When you go from Level 2 (resources don't matter) to Level 3 (resources do matter), this is another quantum leap.    Before now, you (paying customer) had some software that did some useful task for you, but something has changed in the resources you need to run your software.

Some possible causes -  
  • you acquired lots of new customers.
  • the acceptable level of risk associated with your software has changed.
  • the regulatory regime changed, which means you have to produce a lot of new metadata or audit trail info that you didn't used to produce.
  • the competition changed, and now has something that competes with your original automated process, but offers a better economic value to your customers.
Whatever the cause, now resource consumption of your software matters in ways it didn't before.  (There are different degrees of "matters" - this is not an all or nothing proposition.)   Software to solve this problem now has to (a) be sufficiently correct, and (b) operate within the allocate time or resource limits.

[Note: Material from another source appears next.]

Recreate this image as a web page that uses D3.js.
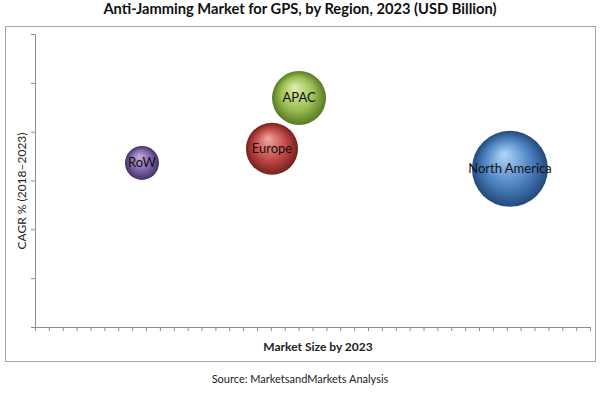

Software in a correctness vs constraints space

One way to look at the relationship between correctness and resource constraints, is to picture software as existing as a point in a two-dimensional space:

In this graph, points A and C represent software with minimal resource constraints, and varying needs for correctness.  Points B and D represent software with strong resource constraints (e.g. speed or memory) and varying needs for correctness.   If you are point C, and you need to be at point D, then simply being correct will not make your software actually usable by the customer.   It's a truism that "performance doesn't matter, until it does", but for some customers, when performance matters, it really matters.

[+] To say "correctness is not enough" is not saying correctness doesn't matter at all -- of course it does.  Even for customers who use somewhat incorrect software (most of us, most of the time), at some point of perceived incorrectness, a paying customer who wants your software to solve his problem, stops paying for it, because the incorrectness of the proposed solution is too expensive to live with.